Abstract

Sixty-eight neonatal female pigs from populations selected for high (HG) or low (LG) plasma total cholesterol were used in two experiments to test the hypothesis that dietary cholesterol deprivation during the first 4 or 8 weeks of postnatal life increases plasma total cholesterol and exacerbates early aortic atherogenic lesions following free access to a high fat (15 g/100g)-high cholesterol (0.5 g/100g) diet from 4 or 8 weeks to 5 or 6 mo of age. Pigs were removed from their dam at one d of age and given free access to a modified sow-milk replacer diet containing 0 or 0.5% crystalline cholesterol. In each experiment, half of the HG and LG pigs were fed a sow-milk replacer diet containing 0 cholesterol and half were fed the same diet containing 0.5% added cholesterol. All pigs (except HG and Lg pigs in experiment 2 deprived of cholesterol throughout) were fed a 15% fat-0.5% cholesterol diet from 57 d to 6 mo (experiment 1) or 5 mo (experiment 2) of age. Overall total cholesterol and high density lipoprotein cholesterol were greater in HG than in LG pigs (P<0.01) and less in pigs fed no cholesterol than in those fed cholesterol neonatally (P<0.05) in both experiments.

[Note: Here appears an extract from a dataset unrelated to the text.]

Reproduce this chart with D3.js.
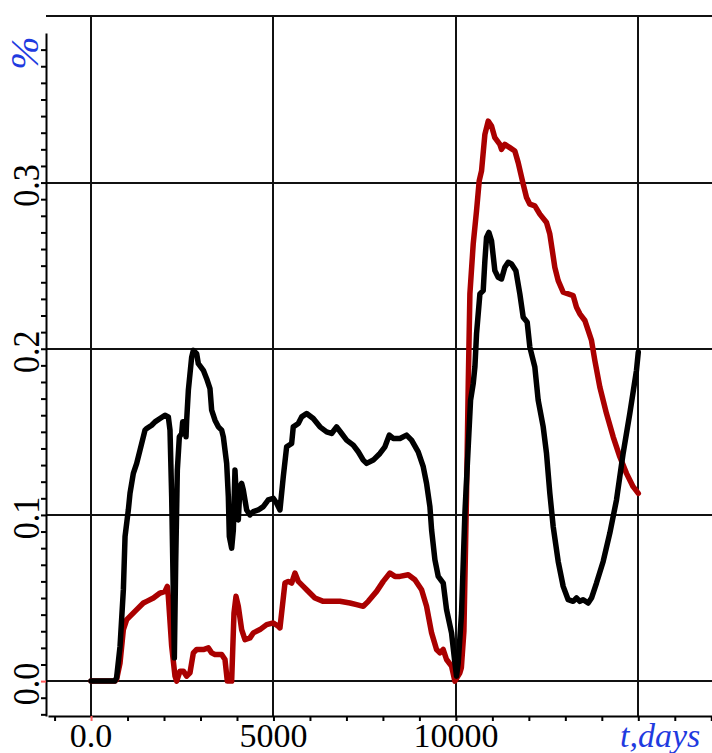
<!DOCTYPE html>
<html>
<head>
<meta charset="utf-8">
<script src="https://cdn.jsdelivr.net/npm/d3@7"></script>
<style>
  html, body { margin: 0; padding: 0; background: #fff; }
  svg { display: block; }
  text { font-family: "Liberation Serif", "Times New Roman", serif; }
</style>
</head>
<body>
<svg id="chart" width="712" height="753"></svg>
<script>
// Time axis (days) and the two percentage series
const blackDays = [0, 650, 700, 795, 886, 932, 1022, 1068, 1159, 1251, 1342, 1479, 1525, 1662, 1753, 1890, 2027, 2118, 2164, 2210, 2256, 2283, 2320, 2365, 2420, 2484, 2511, 2570, 2603, 2621, 2667, 2758, 2804, 2895, 2941, 3078, 3169, 3260, 3306, 3397, 3489, 3580, 3626, 3717, 3763, 3790, 3854, 3900, 3945, 3991, 4037, 4082, 4128, 4173, 4265, 4356, 4447, 4584, 4721, 4858, 4995, 5087, 5178, 5269, 5361, 5498, 5543, 5680, 5772, 5909, 6091, 6274, 6457, 6594, 6731, 6868, 7005, 7187, 7324, 7461, 7553, 7735, 7918, 8055, 8174, 8283, 8466, 8648, 8785, 8967, 9105, 9196, 9288, 9334, 9425, 9516, 9653, 9744, 9881, 9973, 10018, 10064, 10155, 10247, 10338, 10402, 10475, 10521, 10566, 10658, 10749, 10795, 10840, 10904, 10977, 11068, 11159, 11251, 11342, 11434, 11525, 11644, 11753, 11845, 11954, 12027, 12164, 12256, 12393, 12484, 12575, 12667, 12804, 12941, 13078, 13214, 13306, 13397, 13489, 13626, 13717, 13854, 14037, 14219, 14402, 14584, 14767, 14950, 15000];
const blackPct = [0, 0, 0.002, 0.021, 0.055, 0.087, 0.103, 0.113, 0.125, 0.131, 0.139, 0.151, 0.152, 0.154, 0.156, 0.158, 0.160, 0.159, 0.151, 0.111, 0.051, 0.014, 0.071, 0.127, 0.147, 0.149, 0.156, 0.156, 0.147, 0.157, 0.175, 0.195, 0.199, 0.197, 0.191, 0.187, 0.182, 0.176, 0.163, 0.157, 0.153, 0.151, 0.147, 0.131, 0.111, 0.087, 0.080, 0.091, 0.127, 0.107, 0.097, 0.117, 0.119, 0.115, 0.103, 0.100, 0.102, 0.103, 0.105, 0.109, 0.110, 0.107, 0.103, 0.123, 0.141, 0.143, 0.153, 0.155, 0.159, 0.161, 0.158, 0.153, 0.150, 0.149, 0.153, 0.149, 0.145, 0.142, 0.138, 0.133, 0.131, 0.133, 0.137, 0.141, 0.148, 0.146, 0.146, 0.148, 0.145, 0.138, 0.129, 0.119, 0.105, 0.091, 0.073, 0.063, 0.059, 0.043, 0.029, 0.011, 0.003, 0.011, 0.041, 0.101, 0.141, 0.169, 0.179, 0.189, 0.209, 0.233, 0.235, 0.253, 0.267, 0.270, 0.265, 0.247, 0.243, 0.242, 0.249, 0.252, 0.251, 0.247, 0.233, 0.219, 0.216, 0.201, 0.189, 0.169, 0.153, 0.137, 0.113, 0.093, 0.072, 0.057, 0.049, 0.048, 0.050, 0.048, 0.049, 0.047, 0.050, 0.059, 0.072, 0.089, 0.109, 0.137, 0.161, 0.187, 0.198];

const redDays = [0, 650, 700, 795, 886, 977, 1114, 1251, 1434, 1525, 1708, 1890, 2027, 2091, 2118, 2210, 2301, 2347, 2438, 2530, 2621, 2712, 2804, 2895, 3078, 3214, 3306, 3397, 3580, 3671, 3735, 3854, 3918, 3973, 4037, 4128, 4219, 4356, 4447, 4630, 4813, 4995, 5132, 5178, 5315, 5406, 5498, 5589, 5680, 5817, 5909, 6137, 6365, 6639, 6822, 7096, 7279, 7461, 7598, 7827, 8009, 8192, 8329, 8466, 8694, 8877, 9060, 9196, 9334, 9470, 9562, 9653, 9744, 9881, 9973, 10110, 10150, 10220, 10290, 10340, 10384, 10475, 10566, 10639, 10703, 10795, 10886, 10977, 11068, 11205, 11251, 11342, 11479, 11616, 11708, 11845, 11936, 12027, 12164, 12301, 12484, 12575, 12712, 12804, 12941, 13078, 13214, 13306, 13397, 13534, 13626, 13717, 13808, 13945, 14128, 14311, 14493, 14676, 14858, 15000];
const redPct = [0, 0, 0.001, 0.011, 0.031, 0.037, 0.040, 0.043, 0.047, 0.048, 0.050, 0.053, 0.054, 0.057, 0.051, 0.021, 0.003, 0, 0.006, 0.006, 0.003, 0.005, 0.017, 0.019, 0.019, 0.020, 0.017, 0.016, 0.016, 0.013, 0, 0, 0.041, 0.051, 0.045, 0.031, 0.025, 0.026, 0.029, 0.031, 0.034, 0.035, 0.033, 0.032, 0.059, 0.060, 0.059, 0.065, 0.060, 0.057, 0.055, 0.050, 0.048, 0.048, 0.048, 0.047, 0.046, 0.045, 0.048, 0.054, 0.060, 0.065, 0.063, 0.063, 0.064, 0.061, 0.055, 0.045, 0.029, 0.019, 0.017, 0.019, 0.013, 0.009, 0, 0.005, 0.008, 0.030, 0.110, 0.180, 0.233, 0.263, 0.283, 0.301, 0.307, 0.329, 0.337, 0.334, 0.327, 0.323, 0.320, 0.323, 0.321, 0.319, 0.312, 0.299, 0.291, 0.287, 0.286, 0.281, 0.276, 0.269, 0.249, 0.241, 0.234, 0.233, 0.232, 0.225, 0.221, 0.217, 0.211, 0.205, 0.193, 0.177, 0.161, 0.147, 0.135, 0.125, 0.117, 0.113];

// Tick values and their labels
const xLabelValues = [0, 5000, 10000];
const xLabels = ["0.0", "5000", "10000"];
const yLabelValues = [0, 0.1, 0.2, 0.3];
const yLabels = ["0.0", "0.1", "0.2", "0.3"];
const xGridValues = [0, 5000, 10000, 15000];
const yGridValues = [0, 0.1, 0.2, 0.3, 0.4];
const xAxisTitle = "t,days";
const yAxisTitle = "%";

const svg = d3.select("#chart");
const x = d3.scaleLinear().domain([-1180, 17020]).range([48, 712]);
const y = d3.scaleLinear().domain([-0.021, 0.39]).range([716, 33]);

const blue = "#1f3be0";

// Grid (snapped to whole pixels so the 2px lines stay crisp)
const grid = svg.append("g");
grid.selectAll("line.h").data(yGridValues).join("line")
  .attr("x1", 46).attr("x2", 712)
  .attr("y1", d => Math.round(y(d))).attr("y2", d => Math.round(y(d)))
  .attr("stroke", "#111").attr("stroke-width", 2);
grid.selectAll("line.v").data(xGridValues).join("line")
  .attr("x1", d => Math.round(x(d))).attr("x2", d => Math.round(x(d)))
  .attr("y1", Math.round(y(0.4))).attr("y2", 716)
  .attr("stroke", "#111").attr("stroke-width", 2);

// Minor-tick axes
const xTicks = d3.range(-1, 18).map(i => i * 1000);
const yTicks = d3.range(-2, 39).map(i => i / 100);

const xAxis = svg.append("g").attr("transform", "translate(0,716)")
  .call(d3.axisBottom(x).tickValues(xTicks).tickSize(5).tickSizeOuter(0).tickFormat(""));
const yAxis = svg.append("g").attr("transform", "translate(46,0)")
  .call(d3.axisLeft(y).tickValues(yTicks).tickSize(5).tickSizeOuter(0).tickFormat(""));
[xAxis, yAxis].forEach(a => {
  a.select(".domain").attr("stroke", "#000").attr("stroke-width", 2);
  a.selectAll(".tick line").attr("stroke", "#000").attr("stroke-width", 2);
});
// origin ticks in red
xAxis.selectAll(".tick").filter(d => d === 0).select("line").attr("stroke", "#ff5a5a");
yAxis.selectAll(".tick").filter(d => d === 0).select("line").attr("stroke", "#ff5a5a");

// Tick labels
svg.append("g").selectAll("text").data(xLabelValues).join("text")
  .attr("x", d => x(d)).attr("y", 747)
  .attr("text-anchor", "middle")
  .attr("font-size", 34).attr("fill", "#000")
  .text((d, i) => xLabels[i]);

svg.append("g").selectAll("text").data(yLabelValues).join("text")
  .attr("transform", d => `translate(39,${y(d) + 3}) rotate(-90) scale(1,1.12)`)
  .attr("text-anchor", "middle")
  .attr("font-size", 34).attr("fill", "#000")
  .text((d, i) => yLabels[i]);

// Axis titles
svg.append("text")
  .attr("x", 620).attr("y", 747)
  .attr("font-size", 34).attr("font-style", "italic").attr("fill", blue)
  .text(xAxisTitle);
svg.append("text")
  .attr("transform", "translate(38,53) rotate(-90)")
  .attr("text-anchor", "middle")
  .attr("font-size", 40).attr("font-style", "italic").attr("fill", blue)
  .text(yAxisTitle);

// Series
const line = d3.line().x(d => x(d[0])).y(d => y(d[1]));
const redPts = redDays.map((t, i) => [t, redPct[i]]);
const blackPts = blackDays.map((t, i) => [t, blackPct[i]]);

svg.append("path").datum(redPts)
  .attr("d", line).attr("fill", "none")
  .attr("stroke", "#aa0000").attr("stroke-width", 5.5)
  .attr("stroke-linejoin", "round").attr("stroke-linecap", "round");
svg.append("path").datum(blackPts)
  .attr("d", line).attr("fill", "none")
  .attr("stroke", "#000").attr("stroke-width", 5.5)
  .attr("stroke-linejoin", "round").attr("stroke-linecap", "round");
</script>
</body>
</html>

Nevertheless, dietary cholesterol deprivation neonatally in either HG or LG pigs did not affect the incidence or severity of aortic myogenic fiber degeneration, considered to be an early stage of atherogenic lesion development in these experimental swine. It is concluded that early aortic atherogenic lesions induced in young adult female HG and LG pigs by a high dietary cholesterol challenge during the postweaning period are not exacerbated by dietary cholesterol deprivation in neonatal life.